On March 4th, 2011, the Glory satellite was unsuccessful in its attempt to reach orbit due to a failure with the launch vehicle. For more information, visit the NASA Glory Web site: http://www.nasa.gov/glory
Raytheon’s Aerosol Polarimetry Sensor
Raytheon’s Aerosol Polarimetry Sensor (APS) will measure aerosols in Earth’s atmosphere to provide scientists and policy makers a better understanding of how those aerosols affect global climate change. Comprising 161 optical elements, including six precision-aligned telescopes that analyze light of varying wavelengths, the APS will make comprehensive measurements from multiple viewing angles in multiple spectral bands.
“The Glory Aerosol Polarimetry Sensor can distinguish between various types of aerosols and reveal the different role each plays in either warming or cooling our planet,” said Bill Hart, vice president, Space Systems. “Since black carbon aerosols generally contribute to warming, and sulfate aerosols to cooling, the concentrations of these aerosols and others must be determined to ensure accurate climate modeling.”
How will this help scientists understand the impact of global climate change?
Both natural and man-made aerosols are important constituents of the atmosphere that affect global temperature.

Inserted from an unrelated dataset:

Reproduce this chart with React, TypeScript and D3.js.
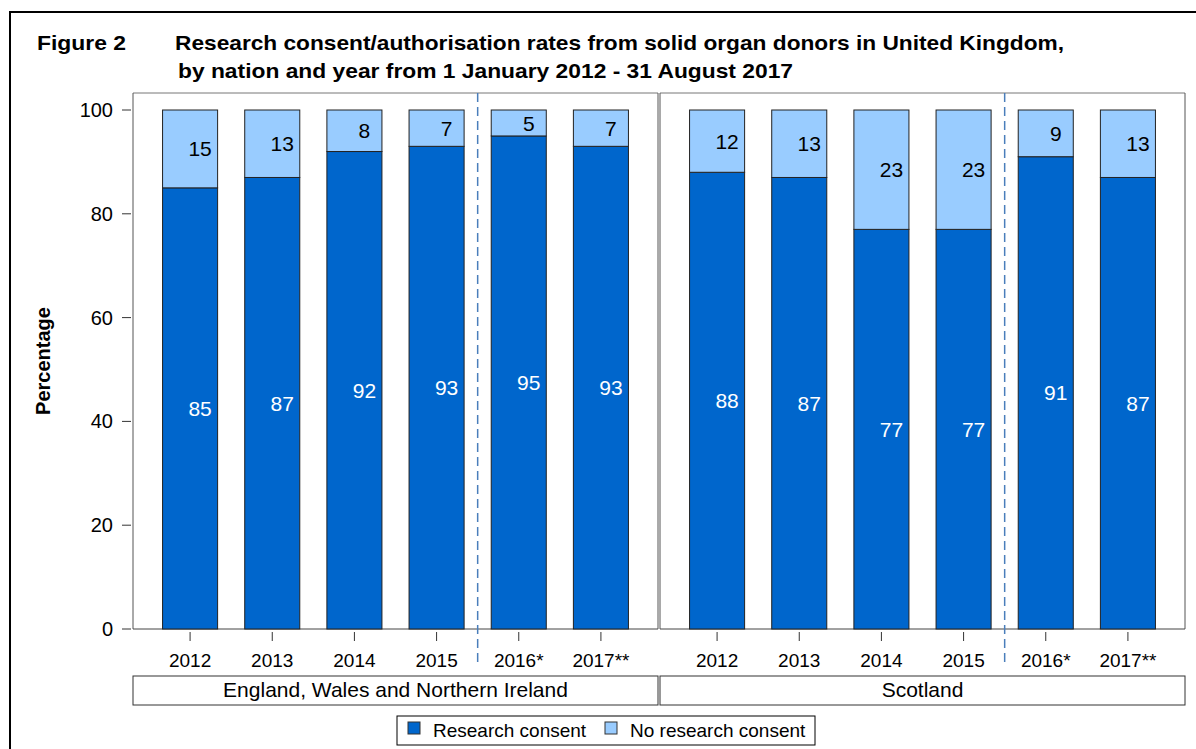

Yet they remain poorly quantified and, according to NASA scientists, represent the largest uncertainty regarding climate change.
“Because these particles are transported over long distances by winds, their effects on climate are best studied through space-based observations,” said Hart. “With the information provided by the APS, policy leaders can make better-informed decisions with regard to addressing seasonal and regional climate change events.”
Unique sensor capabilities help to reveal the impact of atmospheric aerosols on climate
Raytheon’s Aerosol Polarimetry Sensor was designed to collect global aerosol data for climate scientists during NASA’s 3-year Glory mission. It is the most advanced polarimeter ever to fly in space — and the only instrument able to distinguish various types of natural aerosols from the man-made black carbon and sulfate aerosols in Earth’s atmosphere.